Research Study (Agri-Science Curriculum) Cavite State University.

Includes bibliographical references.

Science High School, College of Education (CED)

AVILLA, MARY GRACE, BABAAN, MCBEAU DENNIA, BUHAY, SUSAN ANNE, CALDONA, CONCEPCION. Cavite State University Laboratory School, Indang, Cavite. April 2003. “Utilization of Different Varieties of Banana in the Preparation of Banana Pie”. Adviser: Mrs. Elsa T. Vida.

A study on “Utilization of Different Varieties of Banana in the Preparation of Banana Pie” was conducted at the Foods Laboratory, Department of Home Economics Vocational and Technical Education to develop banana pie. Four varieties of banana namely: Latundan, Saba, Bungulan and Forty-days were used to make banana pies.
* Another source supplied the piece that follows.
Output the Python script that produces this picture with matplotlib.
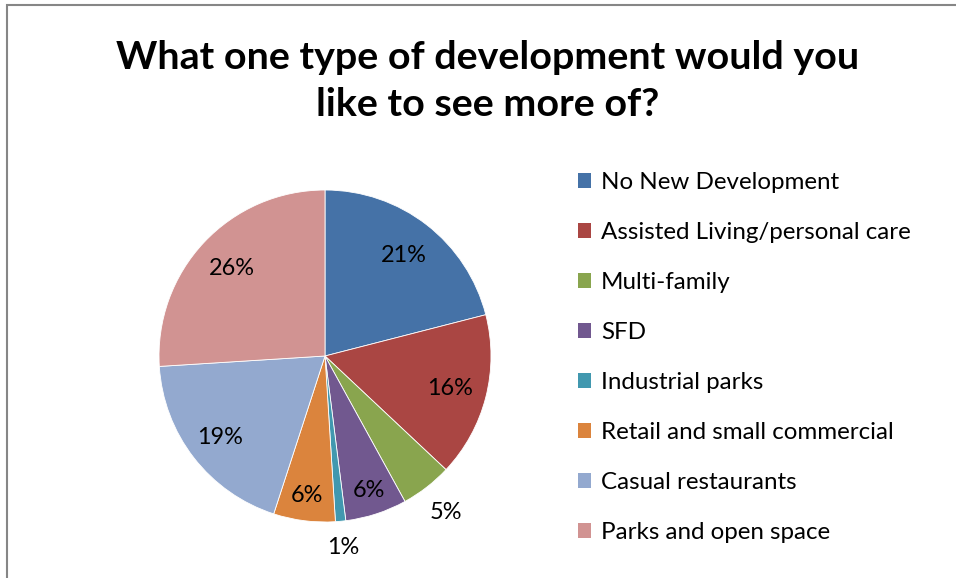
import matplotlib.pyplot as plt
import matplotlib.patches as mpatches
import numpy as np

plt.rcParams['font.family'] = ['Lato', 'DejaVu Sans']

categories = ['No New Development', 'Assisted Living/personal care', 'Multi-family',
              'SFD', 'Industrial parks', 'Retail and small commercial',
              'Casual restaurants', 'Parks and open space']
shares = [21, 16, 5, 6, 1, 6, 19, 26]
colors = ['#4572A7', '#AA4643', '#89A54E', '#71588F', '#4198AF', '#DB843D', '#93A9CF', '#D19392']
# radial distance of each percent label (fraction of radius)
label_dist = [0.77, 0.78, 1.19, 0.85, 1.16, 0.85, 0.80, 0.77]

W, H = 956, 578
fig = plt.figure(figsize=(W / 100, H / 100), dpi=100)

# chart frame
fig.add_artist(mpatches.Rectangle((6.5 / W, -0.1), 2.0, 1.1 - 5.5 / H, transform=fig.transFigure,
                                  fill=False, edgecolor='#868686', linewidth=1.5))

fig.text(488 / W, 1 - 81 / H, 'What one type of development would you\nlike to see more of?',
         ha='center', va='center', fontsize=28.4, fontweight='bold', linespacing=1.42)

cx, cy, r = 325, 356, 166
ax = fig.add_axes([(cx - r) / W, (H - cy - r) / H, 2 * r / W, 2 * r / H])
wedges, _ = ax.pie(shares, colors=colors, startangle=90, counterclock=False, radius=1,
                   wedgeprops=dict(edgecolor='white', linewidth=0.6))
ax.set_xlim(-1, 1)
ax.set_ylim(-1, 1)
ax.axis('off')

total = sum(shares)
start = 90.0
for val, d in zip(shares, label_dist):
    sweep = val / total * 360
    mid = np.deg2rad(start - sweep / 2)
    ax.text(d * np.cos(mid), d * np.sin(mid), '%d%%' % val, ha='center', va='center',
            fontsize=16.9, color='black')
    start -= sweep

handles = [mpatches.Patch(facecolor=c, edgecolor='none', label=l) for c, l in zip(colors, categories)]
fig.legend(handles=handles, loc='upper left', bbox_to_anchor=(578 / W, 1 - 172 / H),
           frameon=False, fontsize=17.4, handlelength=0.55, handleheight=0.55,
           handletextpad=0.4, labelspacing=1.2, borderaxespad=0, borderpad=0)

fig.savefig('out.png', dpi=100)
Sensory qualities and acceptability of the banana pie samples were evaluated. All the ingredients were gathered in the market of Indang, Cavite. The standardized recipe was based on the recipe of Banana Cream Pie. The recipes of the banana filling, the dough and the pie itself were formulated.

Color and flavor scores of the samples did not differ statistically. However, in terms of texture Forty-days pie appeared to be softer and smoother.

The results of the consumer acceptability test showed that Saba pie was the most accepted pie as evaluated by 100 judges.

Production cost of the pies ranged from cost P99.875 to P113.75, Latundan pie being the most expensive and Bungulan pie the cheapest.

The Saba pie lasted longest at room temperature for 5 days while at refrigerated temperature, Bungulan pie lasted for 29 days.